Leahy, meanwhile, has not been able to find Republican co-sponsors for the bill in the Senate.
“The process is what’s stalling,” Nicole Austin-Hillery, counsel and director of the Washington, D.C., office of the Brennan Center for Justice, a voter advocacy group, told Al Jazeera America. “There have been lots of conversations with members of both parties, and with the leadership within the Republican Party, but we’ve got to get a hearing.”
According to a study out of USC, there is strong evidence that “discriminatory intent underlies legislative support for voter identification laws.”
To demonstrate bias, USC researchers developed an experiment in which they sent an email correspondence prior to the 2012 election to a total of 1,871 state legislators in 14 states. The email to the legislators said, “My name is (voter NAME) and I have heard a lot in the news lately about identification being required at the polls. I do not have a driver’s license. Can I still vote in November? Thank you for your help.”
But the key to the experiment was the name used by the potential “voter”: One group of legislators received email from a voter who identified himself as “Jacob Smith,” while the other received email from “Santiago Rodriguez.” In addition, half of the legislators in each of these two groups received emails written in Spanish, while half received English-language emails.
The researchers found that legislators who were in support of voter ID laws were much more likely to respond to “Jacob Smith” than to “Santiago Rodriguez,” revealing a preference for responding to constituents with Anglophone names over constituents with Hispanic ones.
The researchers got responses from 28 percent of the legislators. Of those responses, the legislators responded to 49.4 percent of the Jacob Smith emails and 40.3 percent of the Santiago Rodriguez emails. But the biggest difference was with the legislators who supported voter ID laws: they responded to 45 percent of the Jacob Smith emails and just 27.5 percent of the Santiago Rodriguez emails.

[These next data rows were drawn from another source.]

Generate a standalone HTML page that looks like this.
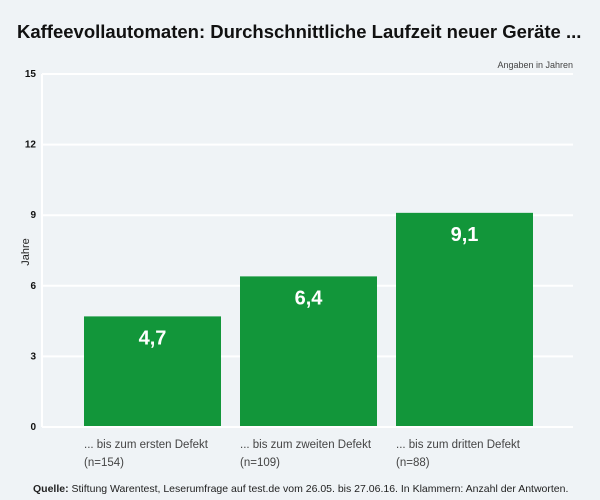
<!DOCTYPE html>
<html><head><meta charset="utf-8"><style>
body{margin:0;width:600px;height:500px;background:#eff3f6;font-family:"Liberation Sans",sans-serif;overflow:hidden}
svg{display:block}
</style></head><body>
<svg width="600" height="500">
<rect width="600" height="500" fill="#eff3f6"/>
<text x="17" y="38" font-size="18.5" font-weight="bold" fill="#111">Kaffeevollautomaten: Durchschnittliche Laufzeit neuer Geräte ...</text>
<text x="573" y="68" font-size="9" fill="#444" text-anchor="end">Angaben in Jahren</text>
<text transform="translate(29,252) rotate(-90)" font-size="11" fill="#222" text-anchor="middle">Jahre</text>
<g id="grid"></g><g id="bars"></g>
<text x="33" y="492" font-size="10.5" fill="#222"><tspan font-weight="bold">Quelle:</tspan> Stiftung Warentest, Leserumfrage auf test.de vom 26.05. bis 27.06.16. In Klammern: Anzahl der Antworten.</text>
</svg>
<script>
const ticks=[0,3,6,9,12,15];
const tickLabels=["0","3","6","9","12","15"];
const categories=["... bis zum ersten Defekt","... bis zum zweiten Defekt","... bis zum dritten Defekt"];
const counts=["(n=154)","(n=109)","(n=88)"];
const values=[4.7,6.4,9.1];
const valueLabels=["4,7","6,4","9,1"];
const NS="http://www.w3.org/2000/svg";
const y0=427,y1=74,maxV=15;
const y=v=>y0-(y0-y1)*v/maxV;
const bx=i=>84+i*156;
const bw=137;
function mk(t,a,p){const e=document.createElementNS(NS,t);for(const k in a)e.setAttribute(k,a[k]);p.appendChild(e);return e;}
const g=document.getElementById('grid'),b=document.getElementById('bars');
ticks.forEach((t,i)=>{
 const l=mk('line',{x1:42,x2:573,y1:y(t),y2:y(t),stroke:'#fff','stroke-width':2},g);
 
 
 const tx=mk('text',{x:36,y:y(t)+3,'font-size':10,'font-weight':'bold',fill:'#111','text-anchor':'end'},g);
 tx.textContent=tickLabels[i];
 
 
});
mk('line',{x1:42,x2:42,y1:y1,y2:y0,stroke:'#fff','stroke-width':2},g);
values.forEach((v,i)=>{
 const r=mk('rect',{x:bx(i),y:y(v),width:bw,height:y0-1-y(v),fill:'#12963a'},b);
 
 
 const t=mk('text',{x:bx(i)+bw/2,y:y(v)+28,'font-size':20,'font-weight':'bold',fill:'#fff','text-anchor':'middle'},b);
 t.textContent=valueLabels[i];
 
 
 const c=mk('text',{x:bx(i),y:448,'font-size':11.5,fill:'#444'},b);
 c.textContent=categories[i];
 
 
 const n=mk('text',{x:bx(i),y:466,'font-size':11.5,fill:'#444'},b);
 n.textContent=counts[i];
 
 
});
</script>
</body></html>
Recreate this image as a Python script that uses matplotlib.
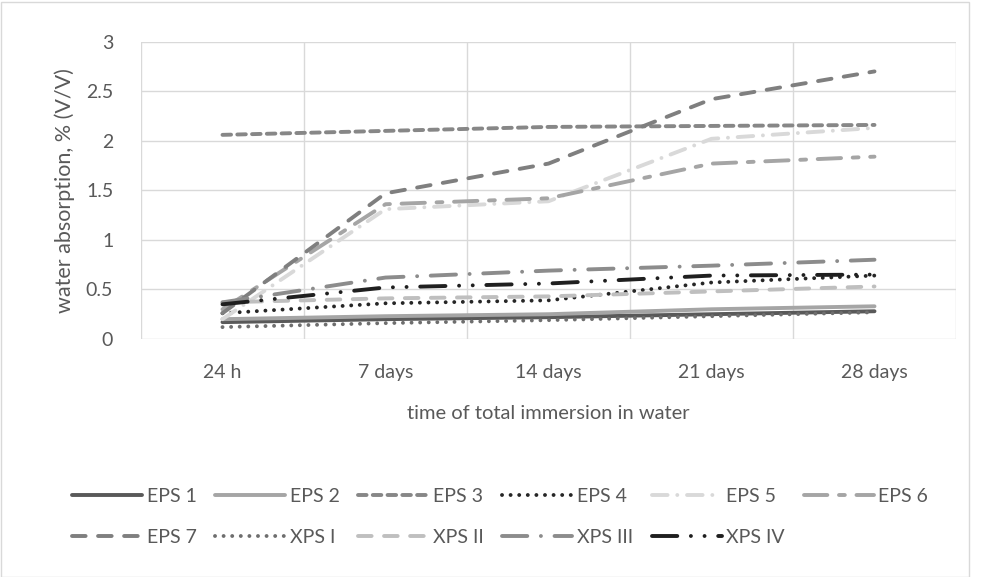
import matplotlib.pyplot as plt
from matplotlib.patches import Rectangle

categories = ['24 h', '7 days', '14 days', '21 days', '28 days']

eps1 = [0.17, 0.20, 0.22, 0.25, 0.28]
eps2 = [0.20, 0.23, 0.25, 0.30, 0.33]
eps3 = [2.06, 2.10, 2.14, 2.15, 2.16]
eps4 = [0.26, 0.36, 0.39, 0.57, 0.64]
eps5 = [0.20, 1.31, 1.39, 2.02, 2.13]
eps6 = [0.30, 1.36, 1.42, 1.77, 1.84]
eps7 = [0.26, 1.47, 1.77, 2.42, 2.70]
xps1 = [0.12, 0.16, 0.19, 0.23, 0.27]
xps2 = [0.37, 0.41, 0.43, 0.48, 0.53]
xps3 = [0.37, 0.62, 0.69, 0.74, 0.80]
xps4 = [0.35, 0.52, 0.56, 0.64, 0.65]

series = [
    ('EPS 1', eps1, '#595959', '-'),
    ('EPS 2', eps2, '#a5a5a5', '-'),
    ('EPS 3', eps3, '#878787', (0, (2.2, 1.6))),
    ('EPS 4', eps4, '#262626', (0, (0.01, 2.2))),
    ('EPS 5', eps5, '#d9d9d9', (0, (4, 2.5, 0.01, 2.5))),
    ('EPS 6', eps6, '#a5a5a5', (0, (6, 3, 1.5, 3))),
    ('EPS 7', eps7, '#7f7f7f', (0, (3.5, 3.2))),
    ('XPS I', xps1, '#6e6e6e', (0, (0.01, 2.2))),
    ('XPS II', xps2, '#bfbfbf', (0, (3.5, 3.2))),
    ('XPS III', xps3, '#8c8c8c', (0, (6.5, 3.5, 0.01, 3.5))),
    ('XPS IV', xps4, '#1f1f1f', (0, (6.5, 3.5, 0.01, 3.5, 0.01, 3.5))),
]

plt.rcParams['font.family'] = ['Lato', 'DejaVu Sans']
txt = '#595959'

fig = plt.figure(figsize=(9.85, 5.77), dpi=100)
ax = fig.add_axes([141 / 985, 1 - 339 / 577, (956 - 141) / 985, (339 - 41.7) / 577])

x = list(range(len(categories)))
lines = []
for name, vals, col, ls in series:
    ln, = ax.plot(x, vals, color=col, linestyle=ls, lw=2.8, label=name,
                  dash_capstyle='round', solid_capstyle='round')
    lines.append(ln)

ax.set_xlim(-0.5, 4.5)
ax.set_ylim(0, 3)
ax.set_yticks([0, 0.5, 1, 1.5, 2, 2.5, 3])
ax.set_yticklabels(['0', '0.5', '1', '1.5', '2', '2.5', '3'])
ax.set_xticks(x)
ax.set_xticklabels(categories)
ax.set_xticks([i + 0.5 for i in range(-1, 5)], minor=True)
ax.grid(False)
ax.grid(True, which='minor', axis='x', color='#d9d9d9', lw=1)
ax.grid(True, which='major', axis='y', color='#d9d9d9', lw=1)
ax.set_axisbelow(True)
for s in ax.spines.values():
    s.set_visible(False)
ax.tick_params(axis='both', which='both', length=0, labelsize=14, colors=txt)
ax.tick_params(axis='x', pad=18)
ax.tick_params(axis='y', pad=20)

ax.set_xlabel('time of total immersion in water', fontsize=14.5, color=txt, labelpad=17)
ax.set_ylabel('water absorption, % (V/V)', fontsize=15.5, color=txt, labelpad=8)

# legend filled row by row, as in the original
order = [0, 6, 1, 7, 2, 8, 3, 9, 4, 10, 5]
leg = fig.legend([lines[i] for i in order], [series[i][0] for i in order],
                 loc='center', bbox_to_anchor=(500 / 985, 1 - 517 / 577), ncol=6,
                 frameon=False, fontsize=14, handlelength=3.6, handletextpad=0.25,
                 columnspacing=0.95, labelspacing=1.25)
for t in leg.get_texts():
    t.set_color(txt)

fig.patches.append(Rectangle((0.5 / 985, 0.5 / 577), 968 / 985, 575 / 577,
                             transform=fig.transFigure, fill=False,
                             edgecolor='#d9d9d9', lw=1))

fig.savefig('out.png', dpi=100)
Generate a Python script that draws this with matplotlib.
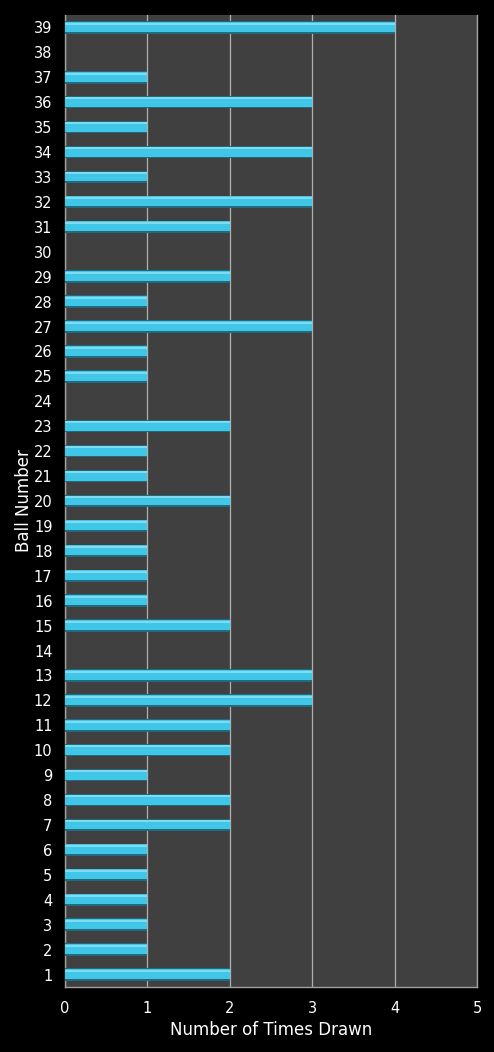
import matplotlib
matplotlib.use("Agg")
import matplotlib.pyplot as plt

# ball numbers 1..39 and how many times each was drawn
balls = list(range(1, 40))
times_drawn = [2, 1, 1, 1, 1, 1, 2, 2, 1, 2,
               2, 3, 3, 0, 2, 1, 1, 1, 1, 2,
               1, 1, 2, 0, 1, 1, 3, 1, 2, 0,
               2, 3, 1, 3, 1, 3, 1, 0, 4]
x_ticks = [0, 1, 2, 3, 4, 5]

plt.rcParams['font.family'] = ['DejaVu Sans']

fig = plt.figure(figsize=(4.94, 10.52), dpi=100, facecolor='black')
ax = fig.add_axes([65/494, 1 - 987/1052, (477-65)/494, (987-15)/1052])
ax.set_facecolor('#404040')

# bar body with a little shading to get the bevelled look
h = 0.5
ax.barh(balls, times_drawn, height=h, color='#226a7e', zorder=3)
ax.barh([b + 0.02 for b in balls], times_drawn, height=h - 0.1,
        color='#40c6e6', zorder=4)
ax.barh([b + 0.15 for b in balls], times_drawn, height=0.08,
        color='#80daf0', zorder=5)

ax.set_xlim(0, 5)
ax.set_ylim(0.5, 39.5)
ax.set_xticks(x_ticks)
ax.set_yticks(balls)
ax.set_yticklabels([str(b) for b in balls])
ax.xaxis.grid(True, color='#b0b0b0', linewidth=0.9, zorder=1)
ax.set_axisbelow(True)

for side in ['left', 'bottom', 'right']:
    ax.spines[side].set_color('#a0a0a0')
    ax.spines[side].set_linewidth(1)
ax.spines['top'].set_visible(False)

ax.tick_params(axis='both', colors='white', labelsize=10.5, length=0)
ax.tick_params(axis='y', pad=9)
ax.tick_params(axis='x', pad=10)

ax.set_xlabel('Number of Times Drawn', color='white', fontsize=12, labelpad=4)
ax.set_ylabel('Ball Number', color='white', fontsize=12)
ax.yaxis.set_label_coords(-0.078, 0.5)

fig.savefig('out.png', dpi=100, facecolor='black')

Those legislators who were against voter ID laws also showed an Anglo bias, but it was much smaller: they responded to 50.3 percent of the Jacob Smith emails and 43.4 percent of the Santiago Rodriguez emails.
Both groups were far less likely to respond to the Spanish emails: just 1.1 percent of the Spanish emails from Santiago Rodriguez got responses from the legislators in support of voting ID laws, while 11.7 percent of them got responses from those against the voter ID laws.
“Legislators who fail to respond to minority constituents and who also support laws with the effect of disfranchising minority voters may do so for partisan or electoral reasons,
but the result is political marginalization of the minority group,” wrote the study authors, Matthew Mendez and Christian Grose.